To efficiently encode sound power measurements u[n] as LED intensities, we map u[n] using a nonlinear function \(\varphi (\cdot )\). The function \(\varphi (\cdot )\) was designed such that it maximizes the entropy of \(\varphi (u[n])\) to distribute LED intensities uniformly, to avoid unnecessarily allocating a broad range of the LED intensities, to rare, extremely loud sounds, and to prevent errors caused by ambient light and quantization  [10]. Then, the actual emitted light intensity I(t) at the continuous time t is given by

$$\begin{aligned} I(t) = \varphi (u[\lfloor t F_{s, n} \rfloor ]), \end{aligned}$$
(2)

where \(\lfloor \cdot \rfloor\) indicates the floor function.

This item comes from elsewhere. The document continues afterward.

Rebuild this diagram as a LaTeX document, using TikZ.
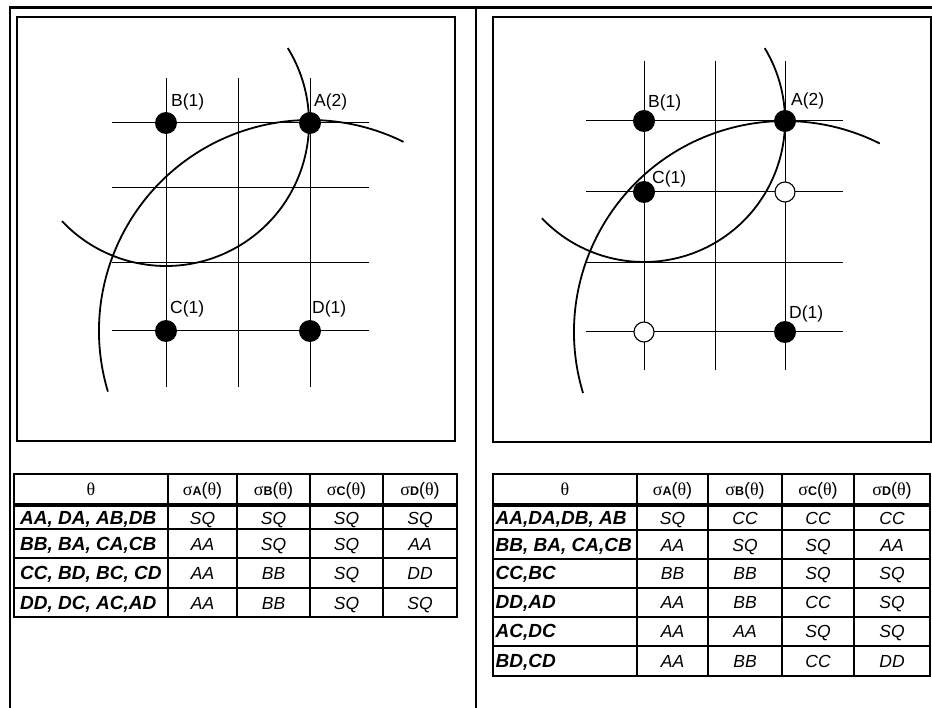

3.1.2 Signal transmission by light

After the sound-to-light conversion, LED light from Blinkies propagates in air, and a video camera captures it. The LED light intensity at the camera is affected by attenuation a depending on the angle and distance between each LED and the video camera. In addition to this attenuation, ambient light is added to the light intensity as a positive bias b. For these reasons, the radiant power density at an imaging sensor on the camera, i.e., the irradiance E(t), is calculated using the attenuation a, bias b, and noise \(\epsilon\) as

$$\begin{aligned} E(t) = a I(t) + b + \epsilon . \end{aligned}$$
(3)

3.1.3 Capturing light of Blinkies by video camera

An imaging sensor on a camera captures the irradiance E. The camera then encodes it as a video file. The irradiance E is integrated over time, which depends on the frame rate \(F_{s, m}\) of the camera. This process can be written as

$$\begin{aligned} X[m] = \int _{(m-1) / F_{s, m}}^{m / F_{s, m}} E(t) dt, \end{aligned}$$
(4)

where m is the discrete-time index for video frames and X[m] is the energy density. Finally, the captured pixel value p is given by

$$\begin{aligned} p[m] = f(X[m]), \end{aligned}$$
(5)

where f is a function combining the sensor saturation \(s(\cdot ) = \max (0, \min (1, \cdot ))\) and the camera response function (CRF). The CRF represents the processing in each camera that makes the final image appear better. One of the typical CRFs is the gamma correction. It converts the sensor output \(v[m] = s(X[m])\) so that \(p[m] = (v[m])^{1/\gamma }\) with \(\gamma = 2.2\). Because industrial cameras usually provide raw video frames that directly store the sensor output v[m], the nonlinear transform by the CRF can be avoided and we can assume \(p[m] = v[m]\).

3.2 Scenario

Because of the propagation in Eq. (3) and the camera response in Eqs. (4) and (5), the captured pixel value p differs from the actual sound power u measured by Blinkies. Furthermore, important acoustic features for acoustic scene analysis vary in accordance with the scene labels we want to attach to sounds or the ambient sound type and volume. Therefore, the sound-to-light conversion based on the sound power in the previous framework with Blinkies might not be optimal for transmitting sound information by light or for acoustic scene analysis.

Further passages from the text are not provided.